44. Ingersoll – Really not American after Timex (Waterbury) sold them in 1930. The Mickey Mouse watch.

45. Ingraham

46. New Haven – Once the largest clock manufacturer in the world. The world. Their watches were dreadful.

47. Seth Thomas – Your grandmother had a Seth Thomas mantle clock. You weren’t allowed to touch it. When she died your aunt sold it at a garage sale for $5.

48. Devon Works – Not for all tastes.

49. Sangin Instruments

50. MkII – Did I mention field watches?

51. Hampden – Really a pocket watch brand, and then Clinton in disguise.

52. Rensie

53. Hilton

(“Behind every Hilton watch dial you’ll find one of the greatest miracles of art and science…” What a load…)

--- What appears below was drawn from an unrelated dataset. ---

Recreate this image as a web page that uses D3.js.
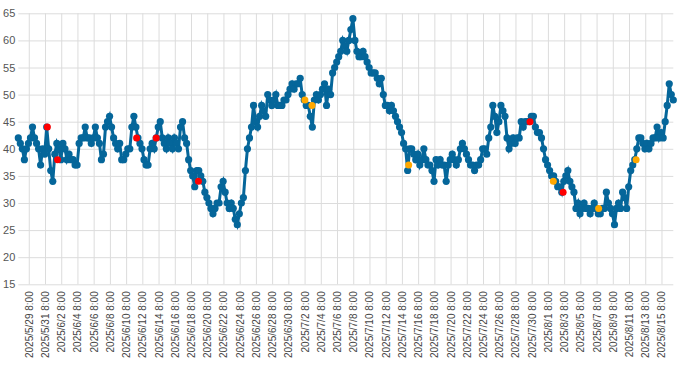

54. Hallmark – Assembled some Waltham watches from parts after Waltham’s bankruptcy. You can pick up some of their own too.

55. Berman – New York jobber, they made many brands.

56. Baylor– Jewelry store brand, but a good one.

57. Tradition/Orvin/Dorset/Andre Bouchard – The store brands of Sears (x2), Montgomery Ward, and Kmart. The Sears watches can be pretty good. We all know that Sears started out as a watch company before department stores and catalogs, thought so.

58. Stauer – Someone has to be last. Stauer is deserving. If I have missed anyone, just slot it above Stauer.